Air New Zealand likes making friends ... but it loves making money. Its cuddly Hobbit flight safety video persona is miles away from what shareholders demand come financial results time and one of the hungriest of those investors is the Government, which owns just over half of the airline.
AirNew Zealand says it loses $26 a passenger from the 15 regional centres serviced by its ageing Eagle Airways planes, and its patience is up.
The economics of a 19-seat plane are not the same as a main-trunk jet and the Beech aircraft are old so the airline was faced with making a tough call for some towns and the 232 staff who now face uncertainty.
But as some lose out, others are winners as bigger planes are put on more routes. For leisure travellers to towns such as Gisborne, Taupo and Blenheim, this is great news.
Air New Zealand chief executive Christopher Luxon was vague on changes to frequency throughout the network, which is what counts if you're trying to do business in regional centres.
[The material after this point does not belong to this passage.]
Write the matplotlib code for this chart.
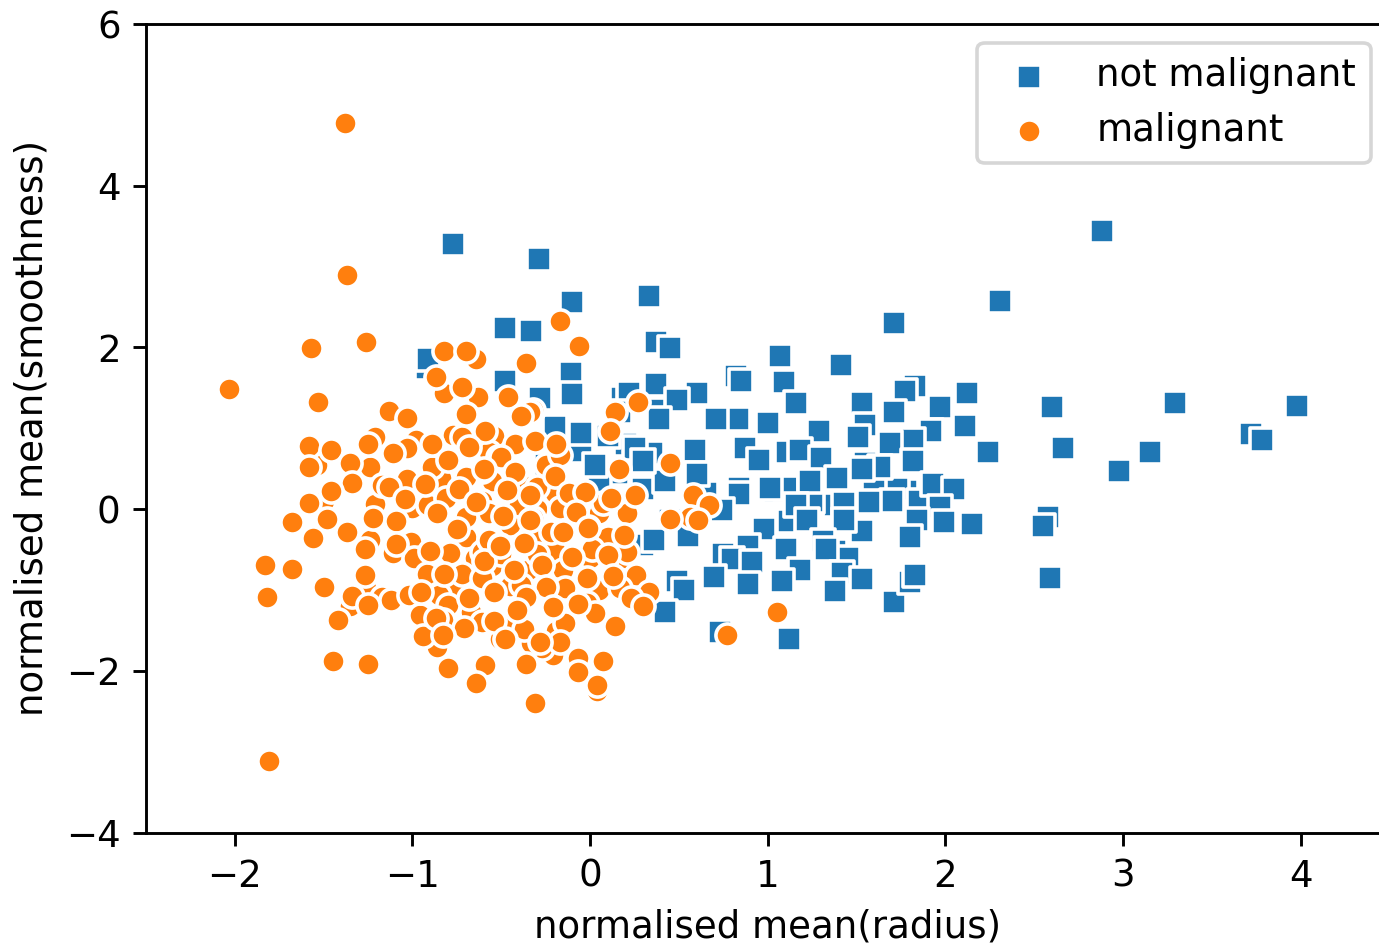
import matplotlib
matplotlib.use("Agg")
import matplotlib.pyplot as plt

blue_x = [-0.91,0.18,0.40,0.88,1.12,1.38,1.45,1.55,1.78,0.65,0.30,1.73,1.20,1.60,1.85,0.35,0.20,0.62,1.38,1.04,-0.92,1.25,-0.20,-0.05,0.10,0.25,0.30,0.42,0.15,-0.25,0.05,-0.77,-0.29,-0.10,0.33,-0.48,-0.33,0.37,0.45,-0.91,-0.11,-0.48,-0.28,-0.10,0.37,0.22,0.60,0.49,0.82,0.85,1.07,1.09,1.16,1.41,1.71,2.31,2.88,1.83,1.77,1.53,1.97,2.12,2.60,3.29,3.98,3.72,3.78,3.15,2.98,2.66,2.24,2.11,1.92,1.82,1.71,1.69,1.55,1.51,1.29,1.00,0.83,0.71,0.39,0.17,0.59,0.87,0.95,0.60,0.30,0.03,-0.05,1.11,1.18,1.30,1.10,1.01,1.24,1.39,1.63,1.53,1.82,1.93,2.05,1.97,1.70,1.57,1.43,1.16,0.84,0.84,0.74,0.45,2.15,1.99,2.58,2.55,1.84,1.80,1.53,1.43,1.22,0.98,0.55,0.36,1.31,1.33,1.10,0.89,0.75,0.80,0.91,1.18,1.42,1.53,1.08,0.89,0.70,0.49,0.53,0.42,1.38,1.71,1.80,1.83,2.59,0.73,1.12]
blue_y = [1.80,1.38,1.22,-0.52,-0.15,-0.52,-0.60,0.57,0.22,0.20,-0.45,0.25,0.25,0.25,0.10,0.70,0.80,-0.05,0.05,0.22,1.75,0.10,1.02,0.72,0.90,0.75,0.25,0.35,0.45,0.55,0.30,3.28,3.09,2.56,2.64,2.24,2.20,2.07,1.99,1.86,1.68,1.58,1.37,1.42,1.55,1.44,1.43,1.35,1.65,1.58,1.89,1.57,1.31,1.78,2.30,2.57,3.44,1.52,1.46,1.31,1.26,1.44,1.26,1.31,1.27,0.93,0.86,0.71,0.47,0.75,0.71,1.03,0.96,0.86,1.20,0.82,1.04,0.89,0.96,1.07,1.11,1.12,1.11,1.20,0.73,0.76,0.61,0.44,0.60,0.54,0.94,0.71,0.73,0.63,0.26,0.26,0.35,0.39,0.52,0.49,0.60,0.31,0.25,0.03,0.10,0.09,0.08,0.05,0.26,0.19,-0.01,-0.13,-0.18,-0.16,-0.10,-0.21,-0.13,-0.34,-0.27,-0.13,-0.13,-0.25,-0.33,-0.38,-0.39,-0.49,-0.49,-0.46,-0.56,-0.62,-0.65,-0.75,-0.79,-0.87,-0.89,-0.93,-0.84,-0.89,-1.00,-1.27,-1.01,-1.15,-0.90,-0.82,-0.85,-1.52,-1.61]

orange_pts = [
(-1.38,4.78),(-1.37,2.90),(-2.03,1.48),(-0.17,2.33),(-1.83,-0.69),(-1.82,-1.09),(-1.68,-0.74),(-1.68,-0.16),(-1.81,-3.11),(0.77,-1.56),(1.05,-1.27),
(0.58,0.18),(0.67,0.05),(0.56,-0.10),(0.61,-0.13),
(-0.64,1.86),(-0.63,1.39),(-0.82,1.43),(-0.06,2.02),(-0.36,1.81),
(-0.45,-0.20),(-0.30,-0.30),(-0.20,-0.50),(-0.55,-0.70),(-0.45,-0.95),(-0.65,-0.60),(-0.70,-0.35),(-0.35,-0.75),(-0.30,0.00),(-0.20,0.20),(0.00,-0.60),(0.20,-0.60),(0.05,-1.00),(-0.90,0.20),(-0.15,-0.75),(-0.60,0.00),(-0.70,-0.10),(-0.25,0.55),(-0.40,0.35),(-0.55,0.35),(-0.20,-1.00),(-0.45,-1.40),(-0.75,-0.95),(-0.50,-0.55),(-0.30,-0.55),(0.10,-0.35),(0.05,-0.05),
(-1.21,0.89),(-1.24,0.52),(-0.98,0.85),(-1.03,0.75),(-1.54,0.54),(-1.50,0.10),(-1.21,0.06),(-1.17,0.30),(-1.00,0.01),(-1.03,0.37),(-0.84,0.39),(-0.89,0.52),(-0.91,0.05),(-0.81,0.14),(-0.54,0.91),(-0.57,0.71),(-0.55,-0.05),(-0.77,0.92),(-0.72,0.89),(-0.61,0.47),(-0.70,0.40),(-0.30,0.27),(-0.32,1.23),(-0.34,1.20),(-0.17,0.67),(-0.40,0.05),(-0.61,0.10),(-0.57,-0.05),(-0.32,-0.11),(-0.17,0.01),(0.07,0.08),(0.21,-0.05),(-0.01,-0.22),
(-1.24,-0.38),(-1.11,-0.54),(-1.01,-0.41),(-0.95,-0.61),(-0.99,-0.61),(-0.79,-0.54),(-0.61,-0.53),(-0.57,-0.38),(-0.22,-0.28),(0.01,-0.49),(0.21,-0.53),(0.26,-0.82),(0.17,-0.98),(0.33,-1.03),(0.23,-1.10),(0.30,-1.20),
(-1.26,-0.98),(-1.17,-1.09),(-1.12,-1.13),(-1.02,-1.06),(-0.85,-1.06),(-0.80,-1.19),(-0.92,-0.80),(-0.72,-0.80),(-0.61,-0.85),(-1.35,-1.20),(-1.42,-1.37),(-0.96,-1.31),(-0.83,-1.37),(-0.67,-1.27),(-0.61,-1.40),(-0.86,-1.71),(-0.94,-1.57),(-0.71,-1.47),(-0.51,-1.61),
(-0.39,-0.94),(-0.14,-0.98),(-0.02,-1.16),(0.03,-1.29),(-0.19,-1.51),(-0.14,-1.41),(-0.21,-1.81),(-0.27,-1.72),(-0.33,-1.66),(-0.17,-1.64),(-0.37,-1.48),(-0.07,-1.84),(0.04,-2.25),
(-1.57,1.99),(-1.26,2.07),(-1.53,1.33),(-1.13,1.21),(-1.03,1.13),(-0.82,1.95),(-0.70,1.95),(-0.87,1.64),(-0.72,1.51),(-0.70,1.18),(-0.59,0.97),(-0.68,0.77),
(-1.58,0.78),(-1.46,0.73),(-1.58,0.52),(-1.35,0.57),(-1.25,0.80),(-1.11,0.70),(-0.89,0.81),(-1.34,0.32),(-1.46,0.23),(-1.58,0.08),(-1.13,0.27),(-1.04,0.13),(-0.93,0.31),(-0.80,0.61),(-0.74,0.25),(-0.64,0.09),(-0.52,0.65),(-0.86,-0.05),(-1.22,-0.11),(-1.09,-0.15),(-1.48,-0.12),(-0.75,-0.25),
(-1.56,-0.36),(-1.37,-0.28),(-1.27,-0.49),(-1.09,-0.43),(-0.90,-0.52),(-0.60,-0.64),(-0.51,-0.44),(-0.82,-0.80),(-1.27,-0.82),(-1.50,-0.96),(-1.34,-1.08),(-1.25,-1.19),(-0.95,-1.03),(-0.68,-1.10),(-0.54,-1.03),(-0.87,-1.35),(-0.54,-1.39),(-0.83,-1.56),(-1.45,-1.88),(-1.25,-1.92),(-0.80,-1.97),(-0.59,-1.93),(-0.64,-2.15),
(-0.46,1.39),(-0.39,1.15),(0.27,1.33),(0.14,1.20),(0.11,0.97),(-0.42,0.81),(-0.31,0.84),(-0.19,0.80),(-0.50,0.65),(-0.60,0.49),(-0.42,0.46),(-0.20,0.41),(-0.47,0.24),(-0.34,0.18),(-0.12,0.20),(-0.03,0.21),(0.12,0.14),(0.25,0.18),(0.16,0.49),(0.45,0.57),(0.45,-0.12),(-0.08,-0.04),(-0.49,-0.08),
(-0.15,-0.28),(-0.01,-0.23),(0.19,-0.32),(-0.51,-0.46),(-0.37,-0.42),(-0.34,-0.13),(-0.43,-0.75),(-0.27,-0.69),(-0.10,-0.59),(0.10,-0.57),(-0.02,-0.85),(0.13,-0.83),(-0.25,-0.96),(-0.36,-1.09),(-0.41,-1.25),(-0.21,-1.21),(-0.07,-1.17),(0.14,-1.44),(-0.48,-1.61),(-0.28,-1.64),(-0.36,-1.91),(-0.07,-2.01),(0.07,-1.88),(0.04,-2.18),(-0.31,-2.40),
]
orange_x = [p[0] for p in orange_pts]
orange_y = [p[1] for p in orange_pts]

labels = ["not malignant", "malignant"]
xticks = [-2, -1, 0, 1, 2, 3, 4]
yticks = [-4, -2, 0, 2, 4, 6]

plt.rcParams["font.size"] = 10.3
W, H, DPI = 1379, 945, 260
fig = plt.figure(figsize=(W / DPI, H / DPI), dpi=DPI)
ax = fig.add_axes([146 / W, (H - 832.5) / H, (1389.5 - 146) / W, (832.5 - 24) / H])
ax.scatter(blue_x, blue_y, s=41, marker="s", c="#1f77b4", edgecolors="white", linewidths=1.0, label=labels[0])
ax.scatter(orange_x, orange_y, s=41, marker="o", c="#ff7f0e", edgecolors="white", linewidths=1.0, label=labels[1])
ax.set_xlim(-2.5, 4.5)
ax.set_ylim(-4, 6)
ax.set_xticks(xticks)
ax.set_yticks(yticks)
ax.set_xlabel("normalised mean(radius)", labelpad=3.7)
ax.set_ylabel("normalised mean(smoothness)", labelpad=4.3)
ax.legend(loc="upper right", labelspacing=0.46)
fig.savefig("out.png", dpi=DPI)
But he was clear on why the cuts were needed: Air New Zealand can support loss-making routes for only so long.
An airline has to make lots of money to invest in aircraft costing $150 million-plus and it is a far cry from the one that was losing up to $2 million a week not so long ago.
Luxon was brought in to put the foot down and drive profit. He's not about to let historic ties to some towns influence cold, hard business decisions.